Green Tech Moving Forward: California Charges Ahead on Trains, Plans and Automobiles
The same day analysts worried Detroit’s Big Three might bail on cleaner cars without a bailout of their own, the Golden State celebrated a sweeping climate action plan to lower greenhouse gases and meet its self-appointed goal to cut emissions to 1990 levels by 2020.
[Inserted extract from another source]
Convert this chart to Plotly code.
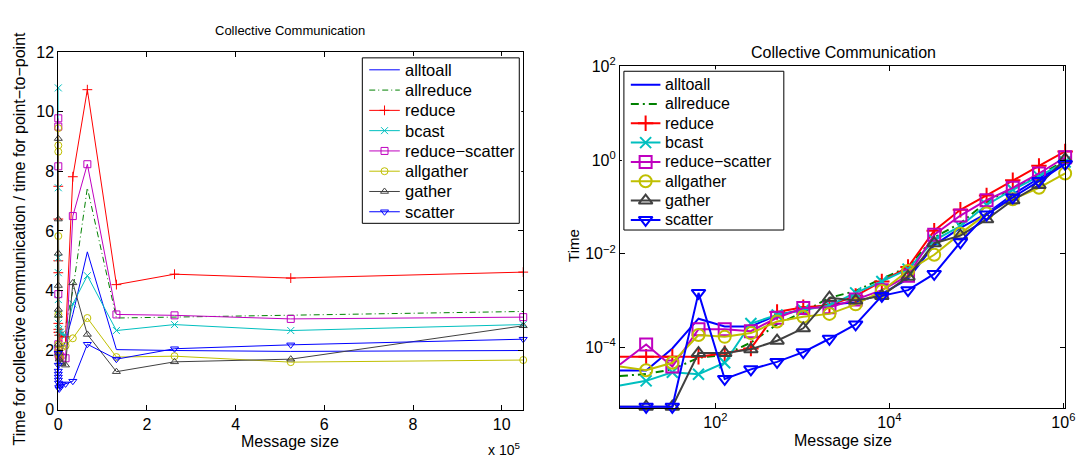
import plotly.graph_objects as go
import math

sizes = [8, 16, 32, 64, 128, 256, 512, 1024, 2048, 4096, 8192, 16384, 32768,
         65536, 131072, 262144, 524288, 1048576]

names = ["alltoall", "allreduce", "reduce", "bcast", "reduce\u2212scatter",
         "allgather", "gather", "scatter"]

# Left: ratio collective / point-to-point
ratio_alltoall = [1.9, 1.8, 1.6, 1.5, 1.4, 1.4, 1.3, 1.5, 1.6, 1.8, 2.0, 2.3, 3.2, 5.3, 2.02, 1.99, 1.96, 1.99]
ratio_allreduce = [6.7, 5.5, 4.5, 3.8, 3.2, 2.9, 2.8, 2.7, 2.7, 2.7, 2.75, 2.8, 4.0, 7.45, 3.08, 3.11, 3.17, 3.3]
ratio_reduce = [7.5, 6.4, 5.0, 4.6, 2.9, 2.7, 2.6, 2.6, 2.5, 2.5, 2.45, 2.45, 7.82, 10.74, 4.2, 4.55, 4.42, 4.62]
ratio_bcast = [10.8, 7.45, 5.1, 4.6, 3.7, 3.2, 2.9, 2.7, 2.6, 2.6, 2.55, 2.5, 3.55, 4.5, 2.66, 2.86, 2.66, 2.86]
ratio_redscat = [9.78, 9.5, 8.17, 3.88, 2.2, 2.0, 1.9, 1.85, 1.8, 1.8, 1.75, 1.73, 6.5, 8.24, 3.2, 3.17, 3.05, 3.11]
ratio_allgather = [9.45, 8.87, 8.66, 5.83, 3.2, 2.2, 2.0, 1.9, 1.8, 1.75, 2.1, 2.15, 2.4, 3.08, 1.77, 1.8, 1.6, 1.67]
ratio_gather = [9.1, 6.4, 5.25, 4.17, 3.37, 3.17, 2.2, 1.9, 1.7, 1.6, 1.55, 1.5, 4.26, 2.53, 1.28, 1.61, 1.7, 2.82]
ratio_scatter = [1.9, 1.5, 1.3, 1.2, 1.1, 1.0, 0.9, 0.75, 0.7, 0.8, 0.85, 0.87, 0.96, 2.2, 1.7, 2.05, 2.18, 2.37]

# Right: absolute time
time_alltoall = [3.2e-5, 3.2e-5, 9.5e-5, 4.1e-4, 2.8e-4, 2.8e-4, 4.9e-4, 6.3e-4, 8.3e-4, 9.1e-4, 1.39e-3, 2.9e-3, 0.0153, 0.0356, 0.072, 0.184, 0.41, 0.83]
time_allreduce = [2.45e-5, 2.7e-5, 3.4e-5, 6.0e-5, 6.9e-5, 1.27e-4, 3.1e-4, 5.7e-4, 1.15e-3, 1.6e-3, 2.94e-3, 5.2e-3, 0.0222, 0.045, 0.126, 0.256, 0.47, 0.98]
time_reduce = [6.3e-5, 6.3e-5, 6.3e-5, 6.3e-5, 7.5e-5, 9.5e-5, 5.7e-4, 7.2e-4, 7.9e-4, 1.26e-3, 2.56e-3, 5.2e-3, 0.031, 0.087, 0.176, 0.372, 0.755, 1.53]
time_bcast = [1.53e-5, 1.93e-5, 2.95e-5, 2.68e-5, 4.7e-5, 3.24e-4, 4.94e-4, 6.25e-4, 7.9e-4, 1.46e-3, 2.56e-3, 4.7e-3, 0.0193, 0.039, 0.11, 0.233, 0.45, 0.91]
time_redscat = [4.3e-5, 1.15e-4, 3.9e-5, 2.44e-4, 2.44e-4, 2.22e-4, 4.3e-4, 6.9e-4, 7.2e-4, 1.05e-3, 1.67e-3, 3.4e-3, 0.0256, 0.0655, 0.139, 0.256, 0.518, 1.15]
time_allgather = [3.9e-5, 3.24e-5, 4.7e-5, 1.84e-4, 1.68e-4, 2.02e-4, 3.56e-4, 4.5e-4, 5.2e-4, 8.3e-4, 1.6e-3, 4.3e-3, 9.5e-3, 0.0269, 0.072, 0.146, 0.256, 0.518]
time_gather = [5.4e-6, 5.4e-6, 5.4e-6, 7.55e-5, 7.55e-5, 9.1e-5, 1.39e-4, 2.56e-4, 1.15e-3, 1.0e-3, 1.26e-3, 3.24e-3, 0.0168, 0.0244, 0.0543, 0.139, 0.294, 1.05]
time_scatter = [5.4e-6, 5.4e-6, 5.4e-6, 1.46e-3, 2.12e-5, 3.4e-5, 4.9e-5, 7.9e-5, 1.53e-4, 3.1e-4, 1.26e-3, 1.67e-3, 3.7e-3, 0.0176, 0.0687, 0.16, 0.356, 0.83]

x_ticks_left = [0, 200000, 400000, 600000, 800000, 1000000]
x_ticklabels_left = ["0", "2", "4", "6", "8", "10"]
y_ticks_left = [0, 2, 4, 6, 8, 10, 12]
x_ticks_right = [100, 10000, 1000000]
x_ticklabels_right = ["10<sup>2</sup>", "10<sup>4</sup>", "10<sup>6</sup>"]
y_ticks_right = [1e-4, 1e-2, 1, 100]
y_ticklabels_right = ["10<sup>\u22124</sup>", "10<sup>\u22122</sup>", "10<sup>0</sup>", "10<sup>2</sup>"]

ratios = [ratio_alltoall, ratio_allreduce, ratio_reduce, ratio_bcast, ratio_redscat,
          ratio_allgather, ratio_gather, ratio_scatter]
times = [time_alltoall, time_allreduce, time_reduce, time_bcast, time_redscat,
         time_allgather, time_gather, time_scatter]

colors = ["rgb(0,0,255)", "rgb(0,128,0)", "rgb(255,0,0)", "rgb(0,191,191)",
          "rgb(191,0,191)", "rgb(191,191,0)", "rgb(64,64,64)", "rgb(0,0,255)"]
symbols = [None, None, "cross-thin", "x-thin", "square-open", "circle-open",
           "triangle-up-open", "triangle-down-open"]

FONT = "Liberation Sans, Arial, Helvetica, sans-serif"
W, H = 1086, 459


def px_x(p):
    return p / W


def px_y(p):
    return (H - p) / H


def style(i, right):
    sym = symbols[i]
    if right:
        dash = "8px,4px,2px,4px" if i == 1 else "solid"
        lw = 2
        msize = 12 if sym not in ("cross-thin", "x-thin") else 11
    else:
        dash = "6px,3px,1px,3px" if i == 1 else "solid"
        lw = 1
        msize = 7
    line = dict(color=colors[i], width=lw, dash=dash)
    marker = dict(symbol=sym, size=msize, color=colors[i],
                  line=dict(color=colors[i], width=lw)) if sym else None
    return line, marker


fig = go.Figure()

for i, name in enumerate(names):
    sym = symbols[i]
    mode = "lines+markers" if sym else "lines"
    line_l, mk_l = style(i, False)
    fig.add_trace(go.Scatter(
        x=sizes, y=ratios[i], name=name, mode=mode, xaxis="x", yaxis="y",
        line=line_l, marker=mk_l, showlegend=False, cliponaxis=False))
for i, name in enumerate(names):
    sym = symbols[i]
    mode = "lines+markers" if sym else "lines"
    line_r, mk_r = style(i, True)
    fig.add_trace(go.Scatter(
        x=sizes, y=times[i], name=name, mode=mode, xaxis="x2", yaxis="y2",
        line=line_r, marker=mk_r, showlegend=False, cliponaxis=False))

axis_common = dict(showline=True, linecolor="black", linewidth=1, mirror="ticks",
                   ticks="inside", ticklen=5, tickcolor="black", showgrid=False,
                   zeroline=False,
                   tickfont=dict(family=FONT, size=16, color="black"))

hidden = dict(visible=False, showgrid=False, zeroline=False, fixedrange=True)

annotations = []


def add_legend(ax, box_l, box_t, box_w, box_h, y0, gap, lx0, lx1, tx, fsize, right):
    pad = 2
    xa = dict(domain=[px_x(box_l - pad), px_x(box_l + box_w + pad)], anchor=f"y{ax}",
              range=[-pad, box_w + pad], **hidden)
    ya = dict(domain=[px_y(box_t + box_h + pad), px_y(box_t - pad)], anchor=f"x{ax}",
              range=[box_h + pad, -pad], **hidden)
    fig.update_layout(**{f"xaxis{ax}": xa, f"yaxis{ax}": ya})
    fig.add_trace(go.Scatter(
        x=[0, box_w, box_w, 0, 0], y=[0, 0, box_h, box_h, 0], mode="lines",
        fill="toself", fillcolor="white", line=dict(color="black", width=1),
        xaxis=f"x{ax}", yaxis=f"y{ax}", showlegend=False, hoverinfo="skip"))
    for k, name in enumerate(names):
        yy = y0 + gap * k - box_t
        line, marker = style(k, right)
        fig.add_trace(go.Scatter(
            x=[lx0 - box_l, lx1 - box_l], y=[yy, yy], mode="lines", line=line,
            xaxis=f"x{ax}", yaxis=f"y{ax}", showlegend=False, hoverinfo="skip"))
        if marker:
            fig.add_trace(go.Scatter(
                x=[(lx0 + lx1) / 2 - box_l], y=[yy], mode="markers", marker=marker,
                xaxis=f"x{ax}", yaxis=f"y{ax}", showlegend=False, hoverinfo="skip",
                cliponaxis=False))
        annotations.append(dict(text=name, x=px_x(tx), y=px_y(y0 + gap * k),
                                xref="paper", yref="paper", showarrow=False,
                                xanchor="left", yanchor="middle",
                                font=dict(family=FONT, size=fsize, color="black")))


fig.update_layout(
    width=W, height=H,
    margin=dict(l=0, r=0, t=0, b=0),
    paper_bgcolor="white", plot_bgcolor="white",
    font=dict(family=FONT, color="black"),
    showlegend=False,
    xaxis=dict(domain=[px_x(55), px_x(526)], anchor="y", range=[0, 1048576],
               tickvals=x_ticks_left, ticktext=x_ticklabels_left, **axis_common),
    yaxis=dict(domain=[px_y(417), px_y(43)], anchor="x", range=[0, 12],
               tickvals=y_ticks_left, **axis_common),
    xaxis2=dict(domain=[px_x(624), px_x(1075)], anchor="y2", type="log",
                range=[math.log10(8), math.log10(1048576)],
                tickvals=x_ticks_right, ticktext=x_ticklabels_right, **axis_common),
    yaxis2=dict(domain=[px_y(415), px_y(58)], anchor="x2", type="log",
                range=[math.log10(5.1e-6), 2],
                tickvals=y_ticks_right, ticktext=y_ticklabels_right, **axis_common),
)

add_legend(3, 363, 49, 159, 173, 61.5, 21.2, 370, 401, 404, 16.5, False)
add_legend(4, 628, 63, 162, 166, 77, 20.2, 635, 665, 668, 16, True)


def ann(text, x, y, size=15, angle=0, xanchor="center", yanchor="middle"):
    annotations.append(dict(text=text, x=px_x(x), y=px_y(y), xref="paper", yref="paper",
                            showarrow=False, textangle=angle, xanchor=xanchor, yanchor=yanchor,
                            font=dict(family=FONT, size=size, color="black")))


ann("Collective Communication", 290, 20, size=13)
ann("Collective Communication", 850, 43, size=16)
ann("Message size", 290, 450, size=16)
ann("Message size", 850, 449, size=16)
ann("x 10<sup>5</sup>", 507, 458, size=14)
ann("Time for collective communication / time for point\u2212to\u2212point", 16, 238, size=16, angle=-90)
ann("Time", 577, 245, size=15, angle=-90)

fig.update_layout(annotations=annotations)

fig.write_html("out.html")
Unanimously passed by the California Air Resources Board on Thursday, the AB 32 Scoping Plan covers many areas and includes locomotive to automotive transportation, such as:
- Full deployment of high-speed rail
- Implementation of California’s clean cars standards
- Implementation of a low-carbon fuel standard to clean up fuels used in the state
The Air Board says this action plan will lead to more electric cars on the road. It also tops off a statewide string of electric events throughout the month of November:
Nov. 4 — California voters approved a massive $10 billion in bonds to fund the first phase of an 800-mile bullet train linking the state’s major urban centers. Although some would have preferred more commuter rail investment, many agree it’s past time for this region to reap the economic and environmental benefits of high-speed rail seen around the world.
Two days later …
Nov. 6 — The prestigious California Clean Tech Open awarded ElectraDrive a Transportation Award for their invention to electrify existing cars and light trucks. The company’s CEO also offers a succinct and very compelling white paper (recommended reading) on why electric traction outdoes liquid fuels and how to honor people’s ongoing attachment to their cars.
Two weeks later …
Nov. 20 — The Bay Area Big Three — mayors of San Francisco, Oakland and San Jose — lined up hybrids around SF City Hall and announced a major investment strategy to turn the region into the Electric Vehicle (EV) Capital of the U.S. Under the nine-point plan, Better Place will provide curbside charging services. Separately, Coulomb Technologies also announced facilities intended for “new and existing alternative fueling stations throughout California for extended range electric vehicles (EREV), plug-in hybrid electric vehicles (PHEVs) and all battery electric vehicles (BEVs).” Both announcements herald the sort of infrastructure needed to help make EVs more commercially viable.
The following day …
Nov. 21 — San Francisco and Los Angeles kicked off dueling weeklong auto shows showcasing what’s in store for 2009. The SF 51st Annual International Auto Show featured hybrid and high-mileage models including AAA Greenlight, a 100+ mpg PHEV from CalCars (committed to having automakers build them) and a 3-wheeled electric Triac from San Jose-based Green Vehicles, balancing aerodynamics with carrying capacity for a 100-mile range on a single charge. The LA Auto Show also presented hybrid and alternative fuel vehicles, including a few electric, but the jury chose a “clean diesel” (which some compare to a “low tar cigarette”) as the Green Car of the Year. Other nominees included the BMW 335d, Ford Fusion Hybrid, Saturn Vue 2 Mode Hybrid, and Smart ForTwo.
Just the other night, I watched two Smart Cars pass each other on the street. Today, a group of Electric Tourists surrounded me on their Segways as I sat on a park bench preparing this recap. A bit later, I caught Chris Paine (Who Killed the Electric Car?) blogging his first week as the excited new owner of a Tesla Roadster.
Whatever happens in Detroit and D.C., California dreaming is becoming a reality.
With a population pushing 40 million and one of the world’s Top Ten economies, California’s emergence as a clean tech powerhouse should help others pick up steam and slow down global warming. Transportation also represents one of the state’s largest employment sectors, so expect more “green collar” jobs.
And more recaps after the New Year. Happy Holidays!